▸ **Provided records**
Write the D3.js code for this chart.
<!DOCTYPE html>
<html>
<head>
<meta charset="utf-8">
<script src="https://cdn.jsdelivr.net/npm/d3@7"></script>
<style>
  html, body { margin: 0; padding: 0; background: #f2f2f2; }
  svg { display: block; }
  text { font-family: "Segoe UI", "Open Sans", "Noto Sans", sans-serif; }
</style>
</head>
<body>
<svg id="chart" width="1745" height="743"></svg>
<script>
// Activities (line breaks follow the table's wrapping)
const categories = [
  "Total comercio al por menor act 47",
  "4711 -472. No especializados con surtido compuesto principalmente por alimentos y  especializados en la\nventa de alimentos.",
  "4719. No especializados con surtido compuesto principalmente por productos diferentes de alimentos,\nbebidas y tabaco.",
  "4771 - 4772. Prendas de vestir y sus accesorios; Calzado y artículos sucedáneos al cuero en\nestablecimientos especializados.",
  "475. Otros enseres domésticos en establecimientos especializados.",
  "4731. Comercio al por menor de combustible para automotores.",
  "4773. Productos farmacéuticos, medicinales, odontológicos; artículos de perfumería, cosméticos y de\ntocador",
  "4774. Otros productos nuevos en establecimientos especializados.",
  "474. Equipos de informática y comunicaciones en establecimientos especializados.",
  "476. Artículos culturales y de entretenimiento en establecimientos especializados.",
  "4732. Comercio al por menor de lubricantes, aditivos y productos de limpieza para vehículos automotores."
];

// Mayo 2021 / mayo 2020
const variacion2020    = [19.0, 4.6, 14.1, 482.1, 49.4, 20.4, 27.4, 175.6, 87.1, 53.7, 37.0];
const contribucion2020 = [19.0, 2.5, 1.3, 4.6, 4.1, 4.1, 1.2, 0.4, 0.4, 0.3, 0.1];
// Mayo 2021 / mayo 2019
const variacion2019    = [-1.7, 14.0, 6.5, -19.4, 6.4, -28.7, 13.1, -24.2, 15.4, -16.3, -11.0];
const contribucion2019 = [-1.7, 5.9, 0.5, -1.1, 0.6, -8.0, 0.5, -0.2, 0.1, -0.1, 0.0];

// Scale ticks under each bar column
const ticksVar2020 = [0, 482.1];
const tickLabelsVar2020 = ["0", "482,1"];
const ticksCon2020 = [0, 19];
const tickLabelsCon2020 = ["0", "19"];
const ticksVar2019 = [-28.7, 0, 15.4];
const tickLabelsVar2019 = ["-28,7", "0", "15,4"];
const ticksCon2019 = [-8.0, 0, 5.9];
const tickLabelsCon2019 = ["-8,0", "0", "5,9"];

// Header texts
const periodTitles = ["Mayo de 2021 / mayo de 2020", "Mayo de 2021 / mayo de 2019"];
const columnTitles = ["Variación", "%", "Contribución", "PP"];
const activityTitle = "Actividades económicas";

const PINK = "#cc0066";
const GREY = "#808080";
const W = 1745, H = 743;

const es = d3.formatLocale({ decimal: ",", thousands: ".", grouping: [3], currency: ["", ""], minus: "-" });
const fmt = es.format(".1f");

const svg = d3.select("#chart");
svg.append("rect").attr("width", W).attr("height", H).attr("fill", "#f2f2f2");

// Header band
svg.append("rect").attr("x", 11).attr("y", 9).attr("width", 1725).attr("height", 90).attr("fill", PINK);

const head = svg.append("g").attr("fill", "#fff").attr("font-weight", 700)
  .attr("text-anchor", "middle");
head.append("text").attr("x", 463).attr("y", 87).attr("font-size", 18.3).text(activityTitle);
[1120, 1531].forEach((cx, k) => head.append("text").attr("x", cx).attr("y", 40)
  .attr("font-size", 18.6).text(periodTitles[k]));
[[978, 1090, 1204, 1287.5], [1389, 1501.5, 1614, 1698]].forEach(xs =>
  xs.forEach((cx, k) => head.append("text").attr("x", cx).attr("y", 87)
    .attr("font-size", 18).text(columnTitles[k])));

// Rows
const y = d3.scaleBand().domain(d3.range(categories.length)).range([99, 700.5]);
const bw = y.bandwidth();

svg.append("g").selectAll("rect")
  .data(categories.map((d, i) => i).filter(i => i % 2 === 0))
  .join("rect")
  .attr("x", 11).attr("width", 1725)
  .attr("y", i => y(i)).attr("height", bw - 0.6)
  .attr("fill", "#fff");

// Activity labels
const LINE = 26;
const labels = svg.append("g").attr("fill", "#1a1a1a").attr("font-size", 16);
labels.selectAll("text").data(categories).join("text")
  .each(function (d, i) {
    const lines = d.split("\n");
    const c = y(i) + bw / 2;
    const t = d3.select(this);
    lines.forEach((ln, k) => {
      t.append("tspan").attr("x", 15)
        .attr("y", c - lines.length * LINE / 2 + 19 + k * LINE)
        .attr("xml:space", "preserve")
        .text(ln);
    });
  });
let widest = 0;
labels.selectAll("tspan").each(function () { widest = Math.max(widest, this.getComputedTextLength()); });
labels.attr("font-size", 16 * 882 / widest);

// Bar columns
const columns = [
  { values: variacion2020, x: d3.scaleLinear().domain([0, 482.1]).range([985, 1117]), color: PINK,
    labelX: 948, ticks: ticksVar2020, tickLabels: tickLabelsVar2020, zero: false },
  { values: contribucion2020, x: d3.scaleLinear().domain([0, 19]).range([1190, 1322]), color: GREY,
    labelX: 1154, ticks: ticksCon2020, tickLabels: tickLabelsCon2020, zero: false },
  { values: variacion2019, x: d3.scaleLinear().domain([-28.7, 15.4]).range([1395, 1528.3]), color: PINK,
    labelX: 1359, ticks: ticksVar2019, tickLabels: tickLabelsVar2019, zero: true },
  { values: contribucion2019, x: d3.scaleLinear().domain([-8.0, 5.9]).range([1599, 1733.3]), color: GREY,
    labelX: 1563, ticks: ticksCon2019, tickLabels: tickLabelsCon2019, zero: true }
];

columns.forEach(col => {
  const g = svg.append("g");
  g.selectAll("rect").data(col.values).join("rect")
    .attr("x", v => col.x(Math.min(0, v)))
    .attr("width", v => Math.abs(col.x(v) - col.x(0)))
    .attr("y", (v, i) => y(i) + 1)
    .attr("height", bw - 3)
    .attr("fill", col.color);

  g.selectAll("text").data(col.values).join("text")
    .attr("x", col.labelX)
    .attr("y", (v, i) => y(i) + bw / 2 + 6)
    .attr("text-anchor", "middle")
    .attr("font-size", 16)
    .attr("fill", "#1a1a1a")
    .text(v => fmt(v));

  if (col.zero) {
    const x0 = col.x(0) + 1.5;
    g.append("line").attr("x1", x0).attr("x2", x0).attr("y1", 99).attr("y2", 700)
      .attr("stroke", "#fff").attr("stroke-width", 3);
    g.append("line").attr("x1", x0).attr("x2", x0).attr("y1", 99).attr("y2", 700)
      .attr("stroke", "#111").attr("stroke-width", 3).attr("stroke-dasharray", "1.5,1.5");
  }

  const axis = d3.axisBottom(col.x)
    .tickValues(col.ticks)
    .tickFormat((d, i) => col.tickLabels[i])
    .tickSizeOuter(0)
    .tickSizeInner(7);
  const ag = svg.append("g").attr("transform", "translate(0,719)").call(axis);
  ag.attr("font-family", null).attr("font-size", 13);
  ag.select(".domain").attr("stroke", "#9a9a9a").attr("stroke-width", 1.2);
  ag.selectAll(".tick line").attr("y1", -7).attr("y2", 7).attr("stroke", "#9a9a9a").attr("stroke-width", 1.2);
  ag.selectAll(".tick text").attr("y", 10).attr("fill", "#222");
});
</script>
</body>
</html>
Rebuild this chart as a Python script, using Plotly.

▸ **Problem**
Reproduce the listing above word for word.

▸ **Written reply**
Write the D3.js code for this chart.
<!DOCTYPE html>
<html>
<head>
<meta charset="utf-8">
<script src="https://cdn.jsdelivr.net/npm/d3@7"></script>
<style>
  html, body { margin: 0; padding: 0; background: #f2f2f2; }
  svg { display: block; }
  text { font-family: "Segoe UI", "Open Sans", "Noto Sans", sans-serif; }
</style>
</head>
<body>
<svg id="chart" width="1745" height="743"></svg>
<script>
// Activities (line breaks follow the table's wrapping)
const categories = [
  "Total comercio al por menor act 47",
  "4711 -472. No especializados con surtido compuesto principalmente por alimentos y  especializados en la\nventa de alimentos.",
  "4719. No especializados con surtido compuesto principalmente por productos diferentes de alimentos,\nbebidas y tabaco.",
  "4771 - 4772. Prendas de vestir y sus accesorios; Calzado y artículos sucedáneos al cuero en\nestablecimientos especializados.",
  "475. Otros enseres domésticos en establecimientos especializados.",
  "4731. Comercio al por menor de combustible para automotores.",
  "4773. Productos farmacéuticos, medicinales, odontológicos; artículos de perfumería, cosméticos y de\ntocador",
  "4774. Otros productos nuevos en establecimientos especializados.",
  "474. Equipos de informática y comunicaciones en establecimientos especializados.",
  "476. Artículos culturales y de entretenimiento en establecimientos especializados.",
  "4732. Comercio al por menor de lubricantes, aditivos y productos de limpieza para vehículos automotores."
];

// Mayo 2021 / mayo 2020
const variacion2020    = [19.0, 4.6, 14.1, 482.1, 49.4, 20.4, 27.4, 175.6, 87.1, 53.7, 37.0];
const contribucion2020 = [19.0, 2.5, 1.3, 4.6, 4.1, 4.1, 1.2, 0.4, 0.4, 0.3, 0.1];
// Mayo 2021 / mayo 2019
const variacion2019    = [-1.7, 14.0, 6.5, -19.4, 6.4, -28.7, 13.1, -24.2, 15.4, -16.3, -11.0];
const contribucion2019 = [-1.7, 5.9, 0.5, -1.1, 0.6, -8.0, 0.5, -0.2, 0.1, -0.1, 0.0];

// Scale ticks under each bar column
const ticksVar2020 = [0, 482.1];
const tickLabelsVar2020 = ["0", "482,1"];
const ticksCon2020 = [0, 19];
const tickLabelsCon2020 = ["0", "19"];
const ticksVar2019 = [-28.7, 0, 15.4];
const tickLabelsVar2019 = ["-28,7", "0", "15,4"];
const ticksCon2019 = [-8.0, 0, 5.9];
const tickLabelsCon2019 = ["-8,0", "0", "5,9"];

// Header texts
const periodTitles = ["Mayo de 2021 / mayo de 2020", "Mayo de 2021 / mayo de 2019"];
const columnTitles = ["Variación", "%", "Contribución", "PP"];
const activityTitle = "Actividades económicas";

const PINK = "#cc0066";
const GREY = "#808080";
const W = 1745, H = 743;

const es = d3.formatLocale({ decimal: ",", thousands: ".", grouping: [3], currency: ["", ""], minus: "-" });
const fmt = es.format(".1f");

const svg = d3.select("#chart");
svg.append("rect").attr("width", W).attr("height", H).attr("fill", "#f2f2f2");

// Header band
svg.append("rect").attr("x", 11).attr("y", 9).attr("width", 1725).attr("height", 90).attr("fill", PINK);

const head = svg.append("g").attr("fill", "#fff").attr("font-weight", 700)
  .attr("text-anchor", "middle");
head.append("text").attr("x", 463).attr("y", 87).attr("font-size", 18.3).text(activityTitle);
[1120, 1531].forEach((cx, k) => head.append("text").attr("x", cx).attr("y", 40)
  .attr("font-size", 18.6).text(periodTitles[k]));
[[978, 1090, 1204, 1287.5], [1389, 1501.5, 1614, 1698]].forEach(xs =>
  xs.forEach((cx, k) => head.append("text").attr("x", cx).attr("y", 87)
    .attr("font-size", 18).text(columnTitles[k])));

// Rows
const y = d3.scaleBand().domain(d3.range(categories.length)).range([99, 700.5]);
const bw = y.bandwidth();

svg.append("g").selectAll("rect")
  .data(categories.map((d, i) => i).filter(i => i % 2 === 0))
  .join("rect")
  .attr("x", 11).attr("width", 1725)
  .attr("y", i => y(i)).attr("height", bw - 0.6)
  .attr("fill", "#fff");

// Activity labels
const LINE = 26;
const labels = svg.append("g").attr("fill", "#1a1a1a").attr("font-size", 16);
labels.selectAll("text").data(categories).join("text")
  .each(function (d, i) {
    const lines = d.split("\n");
    const c = y(i) + bw / 2;
    const t = d3.select(this);
    lines.forEach((ln, k) => {
      t.append("tspan").attr("x", 15)
        .attr("y", c - lines.length * LINE / 2 + 19 + k * LINE)
        .attr("xml:space", "preserve")
        .text(ln);
    });
  });
let widest = 0;
labels.selectAll("tspan").each(function () { widest = Math.max(widest, this.getComputedTextLength()); });
labels.attr("font-size", 16 * 882 / widest);

// Bar columns
const columns = [
  { values: variacion2020, x: d3.scaleLinear().domain([0, 482.1]).range([985, 1117]), color: PINK,
    labelX: 948, ticks: ticksVar2020, tickLabels: tickLabelsVar2020, zero: false },
  { values: contribucion2020, x: d3.scaleLinear().domain([0, 19]).range([1190, 1322]), color: GREY,
    labelX: 1154, ticks: ticksCon2020, tickLabels: tickLabelsCon2020, zero: false },
  { values: variacion2019, x: d3.scaleLinear().domain([-28.7, 15.4]).range([1395, 1528.3]), color: PINK,
    labelX: 1359, ticks: ticksVar2019, tickLabels: tickLabelsVar2019, zero: true },
  { values: contribucion2019, x: d3.scaleLinear().domain([-8.0, 5.9]).range([1599, 1733.3]), color: GREY,
    labelX: 1563, ticks: ticksCon2019, tickLabels: tickLabelsCon2019, zero: true }
];

columns.forEach(col => {
  const g = svg.append("g");
  g.selectAll("rect").data(col.values).join("rect")
    .attr("x", v => col.x(Math.min(0, v)))
    .attr("width", v => Math.abs(col.x(v) - col.x(0)))
    .attr("y", (v, i) => y(i) + 1)
    .attr("height", bw - 3)
    .attr("fill", col.color);

  g.selectAll("text").data(col.values).join("text")
    .attr("x", col.labelX)
    .attr("y", (v, i) => y(i) + bw / 2 + 6)
    .attr("text-anchor", "middle")
    .attr("font-size", 16)
    .attr("fill", "#1a1a1a")
    .text(v => fmt(v));

  if (col.zero) {
    const x0 = col.x(0) + 1.5;
    g.append("line").attr("x1", x0).attr("x2", x0).attr("y1", 99).attr("y2", 700)
      .attr("stroke", "#fff").attr("stroke-width", 3);
    g.append("line").attr("x1", x0).attr("x2", x0).attr("y1", 99).attr("y2", 700)
      .attr("stroke", "#111").attr("stroke-width", 3).attr("stroke-dasharray", "1.5,1.5");
  }

  const axis = d3.axisBottom(col.x)
    .tickValues(col.ticks)
    .tickFormat((d, i) => col.tickLabels[i])
    .tickSizeOuter(0)
    .tickSizeInner(7);
  const ag = svg.append("g").attr("transform", "translate(0,719)").call(axis);
  ag.attr("font-family", null).attr("font-size", 13);
  ag.select(".domain").attr("stroke", "#9a9a9a").attr("stroke-width", 1.2);
  ag.selectAll(".tick line").attr("y1", -7).attr("y2", 7).attr("stroke", "#9a9a9a").attr("stroke-width", 1.2);
  ag.selectAll(".tick text").attr("y", 10).attr("fill", "#222");
});
</script>
</body>
</html>
Rebuild this chart as a Python script, using Plotly.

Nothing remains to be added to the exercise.